# SHORT TASK
Give a verbatim copy of the lines below, minus the pictures.

********************

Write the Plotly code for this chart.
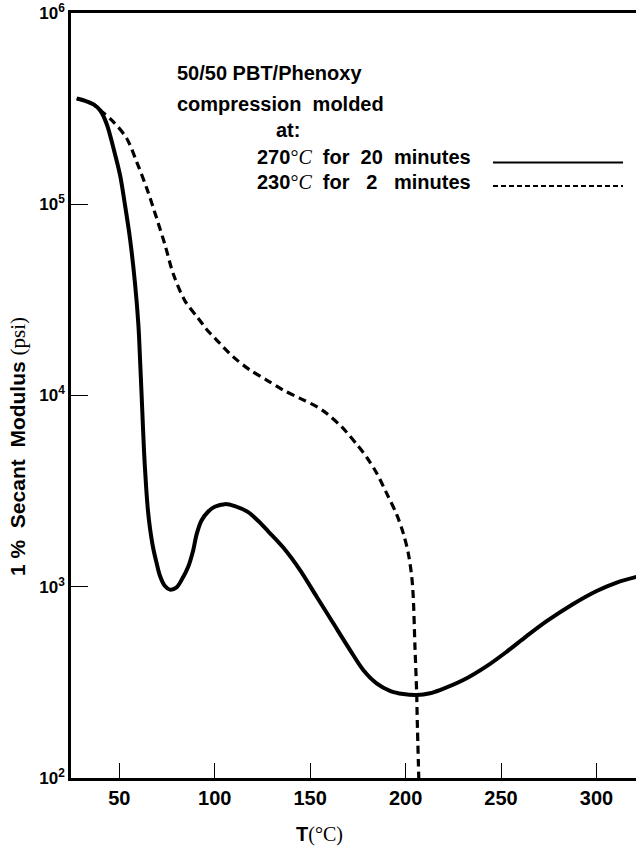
import plotly.graph_objects as go

# ---- data ----
T_270 = [27.7, 32.1, 36.5, 40.0, 43.4, 46.9, 50.4, 53.0, 55.6, 58.2, 60.0, 61.0, 62.0,
         63.0, 64.0, 65.0, 66.1, 67.8, 69.6, 71.2, 73.8, 76.5, 80.0, 82.6, 86.1, 88.7,
         90.4, 93.0, 96.5, 100.0, 105.3, 110.5, 117.5, 122.7, 128.0, 135.9, 144.7,
         153.4, 162.1, 170.9, 177.8, 184.8, 191.8, 198.8, 205.8, 212.8, 218.0, 230.2,
         242.5, 252.9, 263.4, 273.9, 287.8, 300.1, 310.6, 321.0]
LOG_270 = [5.553, 5.541, 5.522, 5.490, 5.420, 5.295, 5.152, 4.995, 4.821, 4.590, 4.370,
           4.160, 3.930, 3.700, 3.530, 3.400, 3.305, 3.200, 3.122, 3.060, 3.005, 2.985,
           2.997, 3.035, 3.105, 3.190, 3.270, 3.345, 3.392, 3.418, 3.432, 3.422, 3.390,
           3.345, 3.290, 3.205, 3.087, 2.948, 2.809, 2.669, 2.565, 2.495, 2.456, 2.439,
           2.434, 2.443, 2.460, 2.512, 2.585, 2.660, 2.742, 2.820, 2.910, 2.978, 3.022,
           3.052]

T_230 = [27.7, 32.1, 36.5, 40.8, 46.9, 53.9, 59.1, 64.4, 69.6, 74.0, 78.3, 84.4, 91.4,
         95.8, 101.0, 109.7, 118.5, 127.2, 135.9, 144.7, 153.4, 158.7, 165.6, 169.1,
         174.4, 179.6, 184.8, 190.1, 195.3, 198.8, 201.4, 203.2, 204.0, 204.9, 205.8,
         206.1, 206.9]
LOG_230 = [5.553, 5.541, 5.522, 5.485, 5.431, 5.344, 5.222, 5.083, 4.926, 4.786, 4.635,
           4.495, 4.403, 4.345, 4.290, 4.202, 4.133, 4.081, 4.028, 3.985, 3.942, 3.906,
           3.845, 3.808, 3.745, 3.677, 3.595, 3.488, 3.378, 3.279, 3.175, 3.053, 2.948,
           2.686, 2.443, 2.304, 2.000]

M_270 = [10 ** v for v in LOG_270]
M_230 = [10 ** v for v in LOG_230]

x_ticks = [50, 100, 150, 200, 250, 300]
y_ticks = [1e2, 1e3, 1e4, 1e5, 1e6]
y_ticktext = ["10<sup>2</sup>", "10<sup>3</sup>", "10<sup>4</sup>", "10<sup>5</sup>", "10<sup>6</sup>"]

SANS = "Liberation Sans"

fig = go.Figure()
fig.add_trace(go.Scatter(x=T_270, y=M_270, mode="lines",
                         line=dict(color="black", width=4, shape="spline", smoothing=0.9),
                         showlegend=False, hoverinfo="skip"))
fig.add_trace(go.Scatter(x=T_230, y=M_230, mode="lines",
                         line=dict(color="black", width=3.2, dash="8px,5px", shape="spline", smoothing=0.9),
                         showlegend=False, hoverinfo="skip"))

W, H = 637, 848
L, R, TOP, B = 71, 1, 13, 70
pw, ph = W - L - R, H - TOP - B

def px(x):
    return (x - L) / pw

def py(y):
    return 1 - (y - TOP) / ph

fig.update_layout(
    width=W, height=H,
    margin=dict(l=L, r=R, t=TOP, b=B),
    paper_bgcolor="white", plot_bgcolor="white",
    font=dict(family=SANS, color="black"),
    xaxis=dict(range=[24.7, 320.7], tickvals=x_ticks, ticks="inside", ticklen=15,
               tickwidth=1, tickcolor="black", showline=True, linewidth=2.5,
               linecolor="black", mirror=True, showgrid=False, zeroline=False,
               tickfont=dict(family=SANS, size=20, color="black", weight="bold")),
    yaxis=dict(type="log", range=[2, 6], tickvals=y_ticks, ticktext=y_ticktext,
               ticks="inside", ticklen=17, tickwidth=1, tickcolor="black",
               showline=True, linewidth=2.5, linecolor="black", showgrid=False,
               zeroline=False,
               tickfont=dict(family=SANS, size=17, color="black", weight="bold")),
)

ann_font = dict(family=SANS, size=20, color="black")
serif_span = '<span style="font-family:Liberation Serif;font-weight:normal">'
anns = [
    dict(text="<b>50/50 PBT/Phenoxy</b>", x=px(175), y=py(73), xanchor="left"),
    dict(text="<b>compression&nbsp; molded</b>", x=px(175), y=py(104), xanchor="left"),
    dict(text="<b>at:</b>", x=px(288), y=py(130), xanchor="center"),
    dict(text="<b>270</b>" + serif_span + "°<i>C</i></span><b>&nbsp;&nbsp;for&nbsp;&nbsp;20&nbsp;&nbsp;minutes</b>",
         x=px(255), y=py(157), xanchor="left"),
    dict(text="<b>230</b>" + serif_span + "°<i>C</i></span><b>&nbsp;&nbsp;for&nbsp;&nbsp;&nbsp;2&nbsp;&nbsp;&nbsp;minutes</b>",
         x=px(255), y=py(182), xanchor="left"),
    dict(text="<b>1 %&nbsp; Secant&nbsp; Modulus</b> " + serif_span + "(psi)</span>",
         x=px(18), y=py(447), xanchor="center", textangle=-90,
         font=dict(family=SANS, size=21, color="black")),
    dict(text="<b>T</b>" + serif_span + "(°C)</span>", x=px(319), y=py(834), xanchor="center"),
]
for a in anns:
    a.setdefault("font", ann_font)
    fig.add_annotation(xref="paper", yref="paper", yanchor="middle", showarrow=False, **a)

fig.add_shape(type="line", xref="paper", yref="paper", x0=px(493), x1=px(623),
              y0=py(162.5), y1=py(162.5), line=dict(color="black", width=2.2))
fig.add_shape(type="line", xref="paper", yref="paper", x0=px(493), x1=px(623),
              y0=py(186), y1=py(186), line=dict(color="black", width=2.2, dash="5px,3px"))

fig.write_html("out.html")
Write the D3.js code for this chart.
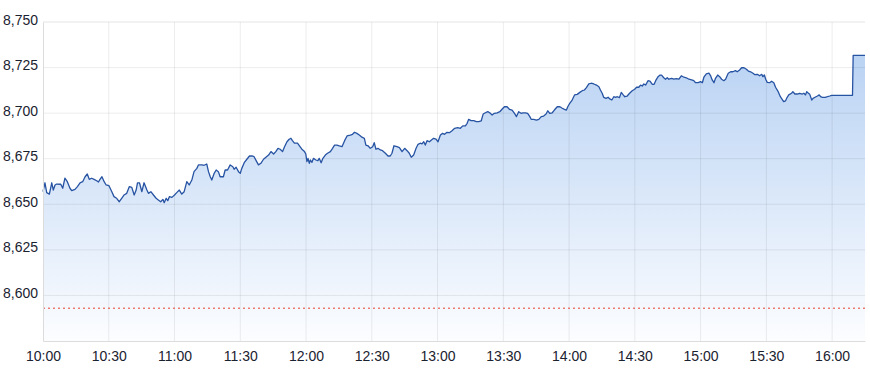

********************

# WORKED ANSWER
Write the Plotly code for this chart.
import plotly.graph_objects as go

# ---- data ----
T_270 = [27.7, 32.1, 36.5, 40.0, 43.4, 46.9, 50.4, 53.0, 55.6, 58.2, 60.0, 61.0, 62.0,
         63.0, 64.0, 65.0, 66.1, 67.8, 69.6, 71.2, 73.8, 76.5, 80.0, 82.6, 86.1, 88.7,
         90.4, 93.0, 96.5, 100.0, 105.3, 110.5, 117.5, 122.7, 128.0, 135.9, 144.7,
         153.4, 162.1, 170.9, 177.8, 184.8, 191.8, 198.8, 205.8, 212.8, 218.0, 230.2,
         242.5, 252.9, 263.4, 273.9, 287.8, 300.1, 310.6, 321.0]
LOG_270 = [5.553, 5.541, 5.522, 5.490, 5.420, 5.295, 5.152, 4.995, 4.821, 4.590, 4.370,
           4.160, 3.930, 3.700, 3.530, 3.400, 3.305, 3.200, 3.122, 3.060, 3.005, 2.985,
           2.997, 3.035, 3.105, 3.190, 3.270, 3.345, 3.392, 3.418, 3.432, 3.422, 3.390,
           3.345, 3.290, 3.205, 3.087, 2.948, 2.809, 2.669, 2.565, 2.495, 2.456, 2.439,
           2.434, 2.443, 2.460, 2.512, 2.585, 2.660, 2.742, 2.820, 2.910, 2.978, 3.022,
           3.052]

T_230 = [27.7, 32.1, 36.5, 40.8, 46.9, 53.9, 59.1, 64.4, 69.6, 74.0, 78.3, 84.4, 91.4,
         95.8, 101.0, 109.7, 118.5, 127.2, 135.9, 144.7, 153.4, 158.7, 165.6, 169.1,
         174.4, 179.6, 184.8, 190.1, 195.3, 198.8, 201.4, 203.2, 204.0, 204.9, 205.8,
         206.1, 206.9]
LOG_230 = [5.553, 5.541, 5.522, 5.485, 5.431, 5.344, 5.222, 5.083, 4.926, 4.786, 4.635,
           4.495, 4.403, 4.345, 4.290, 4.202, 4.133, 4.081, 4.028, 3.985, 3.942, 3.906,
           3.845, 3.808, 3.745, 3.677, 3.595, 3.488, 3.378, 3.279, 3.175, 3.053, 2.948,
           2.686, 2.443, 2.304, 2.000]

M_270 = [10 ** v for v in LOG_270]
M_230 = [10 ** v for v in LOG_230]

x_ticks = [50, 100, 150, 200, 250, 300]
y_ticks = [1e2, 1e3, 1e4, 1e5, 1e6]
y_ticktext = ["10<sup>2</sup>", "10<sup>3</sup>", "10<sup>4</sup>", "10<sup>5</sup>", "10<sup>6</sup>"]

SANS = "Liberation Sans"

fig = go.Figure()
fig.add_trace(go.Scatter(x=T_270, y=M_270, mode="lines",
                         line=dict(color="black", width=4, shape="spline", smoothing=0.9),
                         showlegend=False, hoverinfo="skip"))
fig.add_trace(go.Scatter(x=T_230, y=M_230, mode="lines",
                         line=dict(color="black", width=3.2, dash="8px,5px", shape="spline", smoothing=0.9),
                         showlegend=False, hoverinfo="skip"))

W, H = 637, 848
L, R, TOP, B = 71, 1, 13, 70
pw, ph = W - L - R, H - TOP - B

def px(x):
    return (x - L) / pw

def py(y):
    return 1 - (y - TOP) / ph

fig.update_layout(
    width=W, height=H,
    margin=dict(l=L, r=R, t=TOP, b=B),
    paper_bgcolor="white", plot_bgcolor="white",
    font=dict(family=SANS, color="black"),
    xaxis=dict(range=[24.7, 320.7], tickvals=x_ticks, ticks="inside", ticklen=15,
               tickwidth=1, tickcolor="black", showline=True, linewidth=2.5,
               linecolor="black", mirror=True, showgrid=False, zeroline=False,
               tickfont=dict(family=SANS, size=20, color="black", weight="bold")),
    yaxis=dict(type="log", range=[2, 6], tickvals=y_ticks, ticktext=y_ticktext,
               ticks="inside", ticklen=17, tickwidth=1, tickcolor="black",
               showline=True, linewidth=2.5, linecolor="black", showgrid=False,
               zeroline=False,
               tickfont=dict(family=SANS, size=17, color="black", weight="bold")),
)

ann_font = dict(family=SANS, size=20, color="black")
serif_span = '<span style="font-family:Liberation Serif;font-weight:normal">'
anns = [
    dict(text="<b>50/50 PBT/Phenoxy</b>", x=px(175), y=py(73), xanchor="left"),
    dict(text="<b>compression&nbsp; molded</b>", x=px(175), y=py(104), xanchor="left"),
    dict(text="<b>at:</b>", x=px(288), y=py(130), xanchor="center"),
    dict(text="<b>270</b>" + serif_span + "°<i>C</i></span><b>&nbsp;&nbsp;for&nbsp;&nbsp;20&nbsp;&nbsp;minutes</b>",
         x=px(255), y=py(157), xanchor="left"),
    dict(text="<b>230</b>" + serif_span + "°<i>C</i></span><b>&nbsp;&nbsp;for&nbsp;&nbsp;&nbsp;2&nbsp;&nbsp;&nbsp;minutes</b>",
         x=px(255), y=py(182), xanchor="left"),
    dict(text="<b>1 %&nbsp; Secant&nbsp; Modulus</b> " + serif_span + "(psi)</span>",
         x=px(18), y=py(447), xanchor="center", textangle=-90,
         font=dict(family=SANS, size=21, color="black")),
    dict(text="<b>T</b>" + serif_span + "(°C)</span>", x=px(319), y=py(834), xanchor="center"),
]
for a in anns:
    a.setdefault("font", ann_font)
    fig.add_annotation(xref="paper", yref="paper", yanchor="middle", showarrow=False, **a)

fig.add_shape(type="line", xref="paper", yref="paper", x0=px(493), x1=px(623),
              y0=py(162.5), y1=py(162.5), line=dict(color="black", width=2.2))
fig.add_shape(type="line", xref="paper", yref="paper", x0=px(493), x1=px(623),
              y0=py(186), y1=py(186), line=dict(color="black", width=2.2, dash="5px,3px"))

fig.write_html("out.html")
Write the D3.js code for this chart.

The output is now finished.